Dass die Serie weit hinter den Quoten
eines Dschungelcamp zurückbleiben wird, gehört zum Drama der
Unterhaltungsgegenwart. Nicht nur der im TV.
Was das mit Nullen und Einsen zu tun
hat? Nun, Homeland und dessen Rezeption in Deutschland bereits vor
der Ausstrahlung ist ein schöner Beleg für die Veränderung in der
Mediennutzung. Die komplett via iTunes verfügbare erste und zweite
Staffel haben sich viele angesehen, bei der zweiten Staffel waren die
jeweiligen Episoden bereits kurz nach der US-Ausstrahlung verfügbar.
Kaum noch Asynchronität, keine Verzögerung durch das Warten auf
Box-Sets.
Ich etwa habe mir die erste Staffel angesehen, während in
Deutschland Dschungelcamp lief – sprich, rein gar nichts
brauchbares zu sehen war. Homeland dürfte jenseits der USA
Spartenprogramm bleiben. Obwohl es die Stärke professionell
produzierter Inhalte zeigt – und die sind nunmal teuer – wird es
für werbefinanziertes Programm aufgrund der erzielbaren Quoten nicht
auf Prime-Plätzen laufen. Breaking Bad lief hierzulande ja auch bei
Arte. Ob sich hierfür durch digitale Kanäle, ob im Netz oder auf
dem TV-Schirm, bessere Verwertungskanäle finden lassen, ist eine der
Fragen, die wir in den nächsten Jahren klären müssen. (Davon mal abgesehen ist der Witz an einem privaten Blog aber auch der, dass ich hier treiben kann, was ich will.)

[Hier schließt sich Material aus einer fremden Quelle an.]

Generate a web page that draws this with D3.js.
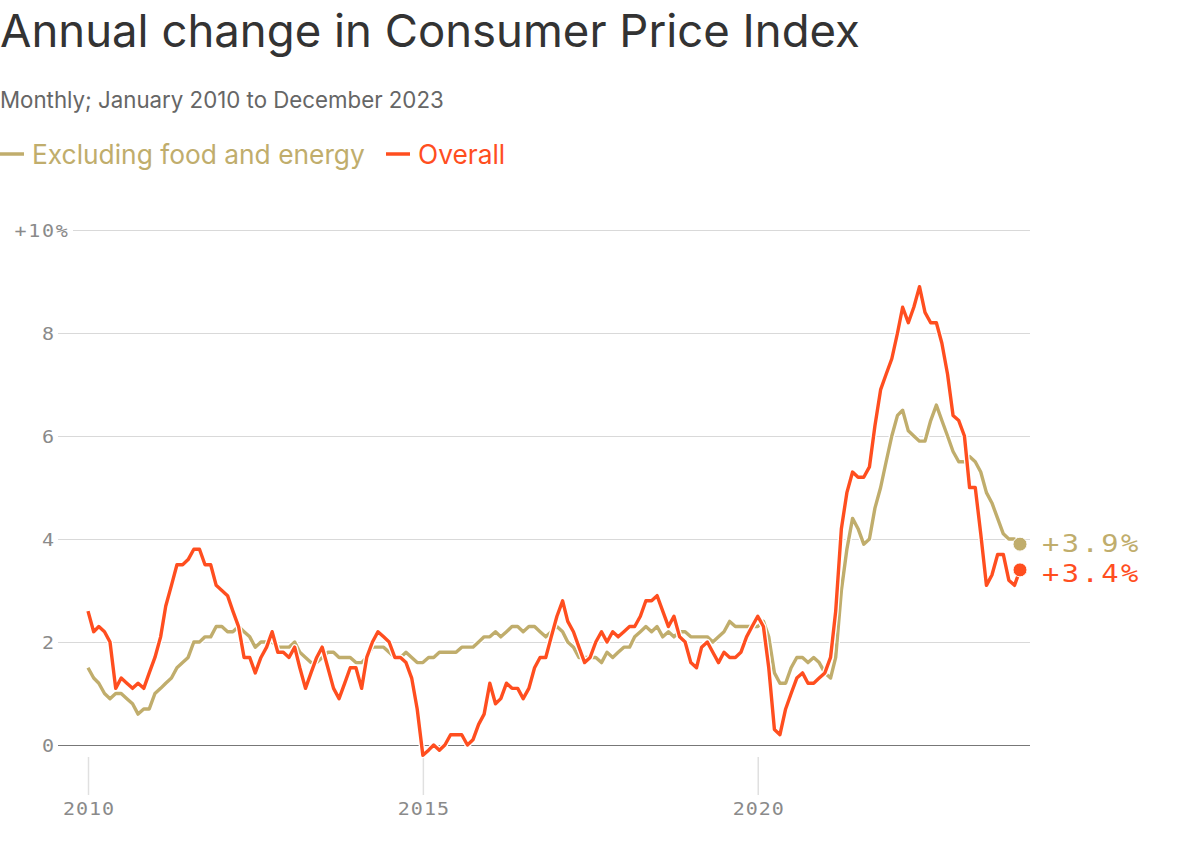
<!DOCTYPE html>
<html><head><meta charset="utf-8">
<script src="https://cdn.jsdelivr.net/npm/d3@7"></script>
<style>
body{margin:0;background:#fff;}
svg{display:block;}
</style></head><body>
<svg id="chart" width="1204" height="868"></svg>
<script>
// ---------- DATA ----------
const title = "Annual change in Consumer Price Index";
const subtitle = "Monthly; January 2010 to December 2023";
const seriesNames = ["Excluding food and energy", "Overall"];
const startYear = 2010, endYear = 2023;
const xTickYears = [2010, 2015, 2020];
const yTicks = [0, 2, 4, 6, 8, 10];

// Overall CPI, annual % change, Jan 2010 .. Dec 2023 (one row per year)
const overall = [
  2.6, 2.2, 2.3, 2.2, 2.0, 1.1, 1.3, 1.2, 1.1, 1.2, 1.1, 1.4,
  1.7, 2.1, 2.7, 3.1, 3.5, 3.5, 3.6, 3.8, 3.8, 3.5, 3.5, 3.1,
  3.0, 2.9, 2.6, 2.3, 1.7, 1.7, 1.4, 1.7, 1.9, 2.2, 1.8, 1.8,
  1.7, 1.9, 1.5, 1.1, 1.4, 1.7, 1.9, 1.5, 1.1, 0.9, 1.2, 1.5,
  1.5, 1.1, 1.7, 2.0, 2.2, 2.1, 2.0, 1.7, 1.7, 1.6, 1.3, 0.7,
 -0.2,-0.1, 0.0,-0.1, 0.0, 0.2, 0.2, 0.2, 0.0, 0.1, 0.4, 0.6,
  1.2, 0.8, 0.9, 1.2, 1.1, 1.1, 0.9, 1.1, 1.5, 1.7, 1.7, 2.1,
  2.5, 2.8, 2.4, 2.2, 1.9, 1.6, 1.7, 2.0, 2.2, 2.0, 2.2, 2.1,
  2.2, 2.3, 2.3, 2.5, 2.8, 2.8, 2.9, 2.6, 2.3, 2.5, 2.1, 2.0,
  1.6, 1.5, 1.9, 2.0, 1.8, 1.6, 1.8, 1.7, 1.7, 1.8, 2.1, 2.3,
  2.5, 2.3, 1.5, 0.3, 0.2, 0.7, 1.0, 1.3, 1.4, 1.2, 1.2, 1.3,
  1.4, 1.7, 2.6, 4.2, 4.9, 5.3, 5.2, 5.2, 5.4, 6.2, 6.9, 7.2,
  7.5, 8.0, 8.5, 8.2, 8.5, 8.9, 8.4, 8.2, 8.2, 7.8, 7.2, 6.4,
  6.3, 6.0, 5.0, 5.0, 4.1, 3.1, 3.3, 3.7, 3.7, 3.2, 3.1, 3.4
];

// Core CPI (excluding food and energy), annual % change, Jan 2010 .. Dec 2023
const core = [
  1.5, 1.3, 1.2, 1.0, 0.9, 1.0, 1.0, 0.9, 0.8, 0.6, 0.7, 0.7,
  1.0, 1.1, 1.2, 1.3, 1.5, 1.6, 1.7, 2.0, 2.0, 2.1, 2.1, 2.3,
  2.3, 2.2, 2.2, 2.3, 2.2, 2.1, 1.9, 2.0, 2.0, 2.0, 1.9, 1.9,
  1.9, 2.0, 1.8, 1.7, 1.6, 1.6, 1.7, 1.8, 1.8, 1.7, 1.7, 1.7,
  1.6, 1.6, 1.7, 1.9, 1.9, 1.9, 1.8, 1.7, 1.7, 1.8, 1.7, 1.6,
  1.6, 1.7, 1.7, 1.8, 1.8, 1.8, 1.8, 1.9, 1.9, 1.9, 2.0, 2.1,
  2.1, 2.2, 2.1, 2.2, 2.3, 2.3, 2.2, 2.3, 2.3, 2.2, 2.1, 2.2,
  2.3, 2.2, 2.0, 1.9, 1.7, 1.7, 1.7, 1.7, 1.6, 1.8, 1.7, 1.8,
  1.9, 1.9, 2.1, 2.2, 2.3, 2.2, 2.3, 2.1, 2.2, 2.1, 2.2, 2.2,
  2.1, 2.1, 2.1, 2.1, 2.0, 2.1, 2.2, 2.4, 2.3, 2.3, 2.3, 2.3,
  2.3, 2.4, 2.1, 1.4, 1.2, 1.2, 1.5, 1.7, 1.7, 1.6, 1.7, 1.6,
  1.4, 1.3, 1.7, 3.0, 3.8, 4.4, 4.2, 3.9, 4.0, 4.6, 5.0, 5.5,
  6.0, 6.4, 6.5, 6.1, 6.0, 5.9, 5.9, 6.3, 6.6, 6.3, 6.0, 5.7,
  5.5, 5.5, 5.6, 5.5, 5.3, 4.9, 4.7, 4.4, 4.1, 4.0, 4.0, 3.9
];

// ---------- STYLE ----------
const colCore = "#c0ad6c";
const colOverall = "#ff4e1f";
const sans = "Inter, 'Noto Sans', sans-serif";
const mono = "'DejaVu Sans Mono', monospace";
const tickScale = 1.1, tickLs = 1.55;

const svg = d3.select("#chart");

const months = d3.timeMonth.range(new Date(startYear, 0, 1), new Date(endYear + 1, 0, 1));
const coreData = months.map((d, i) => ({date: d, v: core[i]}));
const overallData = months.map((d, i) => ({date: d, v: overall[i]}));

const x = d3.scaleTime()
  .domain([months[0], months[months.length - 1]])
  .range([88, 1020]);
const y = d3.scaleLinear().domain([0, 10]).range([745, 230]);

function fitWidth(sel, target) {
  const w = sel.node().getComputedTextLength();
  const fs = parseFloat(sel.attr("font-size"));
  sel.attr("font-size", fs * target / w);
}

// Title / subtitle
fitWidth(svg.append("text").attr("x", 0).attr("y", 47).attr("font-family", sans)
  .attr("font-size", 46).attr("fill", "#333").text(title), 860);
fitWidth(svg.append("text").attr("x", 0).attr("y", 108).attr("font-family", sans)
  .attr("font-size", 21).attr("fill", "#666").text(subtitle), 444);

// Legend
const legend = [
  {name: seriesNames[0], color: colCore, x: 0},
  {name: seriesNames[1], color: colOverall, x: 386}
];
let legendFs = null;
legend.forEach((l, i) => {
  svg.append("line").attr("x1", l.x).attr("x2", l.x + 24).attr("y1", 154).attr("y2", 154)
    .attr("stroke", l.color).attr("stroke-width", 3.5);
  const t = svg.append("text").attr("x", l.x + 32).attr("y", 164).attr("font-family", sans)
    .attr("font-size", legendFs || 26).attr("fill", l.color).text(l.name);
  if (i === 0) { fitWidth(t, 333); legendFs = t.attr("font-size"); }
});

// Y axis with gridlines
const yAxis = d3.axisLeft(y).tickValues(yTicks).tickSize(-(1030 - 58)).tickPadding(0)
  .tickFormat(d => d === 10 ? "+10" : d);
const gy = svg.append("g").attr("transform", "translate(58,0)").call(yAxis);
gy.select(".domain").remove();
gy.selectAll(".tick line").attr("stroke", d => d === 0 ? "#777" : "#d9d9d9").attr("stroke-width", 1)
  .attr("x1", d => d === 10 ? 15 : 0);
gy.selectAll(".tick text").attr("font-family", mono).attr("font-size", 18.2).attr("fill", "#8a8a8a")
  .attr("letter-spacing", tickLs)
  .attr("x", (-4 + tickLs * tickScale) / tickScale).attr("dy", "0.36em")
  .attr("transform", `scale(${tickScale},1)`);
gy.selectAll(".tick").filter(d => d === 10).append("text")
  .attr("x", (-4 + tickLs * tickScale) / tickScale).attr("dy", "0.36em")
  .attr("font-family", mono).attr("font-size", 18.2)
  .attr("transform", `scale(${tickScale},1)`)
  .attr("fill", "#8a8a8a").attr("text-anchor", "start").text("%");

// X axis
const xAxis = d3.axisBottom(x).tickValues(xTickYears.map(yr => new Date(yr, 0, 1)))
  .tickSize(38).tickFormat(d3.timeFormat("%Y"));
const gx = svg.append("g").attr("transform", "translate(0,757)").call(xAxis);
gx.select(".domain").remove();
gx.selectAll(".tick line").attr("stroke", "#e0e0e0").attr("stroke-width", 1.5);
gx.selectAll(".tick text").attr("font-family", mono).attr("font-size", 18.2).attr("fill", "#8a8a8a")
  .attr("letter-spacing", 0.9).attr("transform", `scale(${tickScale},1)`)
  .attr("x", 0.45).attr("y", 58).attr("dy", 0);

// Lines
const line = d3.line().x(d => x(d.date)).y(d => y(d.v)).curve(d3.curveLinear);
[[coreData, colCore], [overallData, colOverall]].forEach(([data, color]) => {
  svg.append("path").datum(data).attr("d", line).attr("fill", "none")
    .attr("stroke", "#fff").attr("stroke-width", 6).attr("stroke-linejoin", "round");
  svg.append("path").datum(data).attr("d", line).attr("fill", "none")
    .attr("stroke", color).attr("stroke-width", 3.4).attr("stroke-linejoin", "round");
});

// End dots and labels
const ends = [
  {data: coreData, color: colCore, dy: 7.5},
  {data: overallData, color: colOverall, dy: 12}
];
ends.forEach(e => {
  const last = e.data[e.data.length - 1];
  svg.append("circle").attr("cx", x(last.date)).attr("cy", y(last.v)).attr("r", 7)
    .attr("fill", e.color).attr("stroke", "#fff").attr("stroke-width", 1);
  svg.append("text").attr("transform", `translate(1042,${y(last.v) + e.dy}) scale(1.15,1)`)
    .attr("font-family", mono).attr("font-size", 25).attr("letter-spacing", 2.1)
    .attr("fill", e.color).text("+" + last.v.toFixed(1) + "%");
});
</script>
</body></html>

Jetzt solltet ihr aber erstmal alle
Homeland schauen. Auf Sat.1, auf Sat.1.de im Catchup-Modus oder via
iTunes. Aber schaut es, es lohnt sich.
Und ja, es sagt auch was über die
deutsche TV-Landschaft aus, dass ich den englischen Trailer einbinden
musste, weil auf Sat1.de die Share-Option fehlt.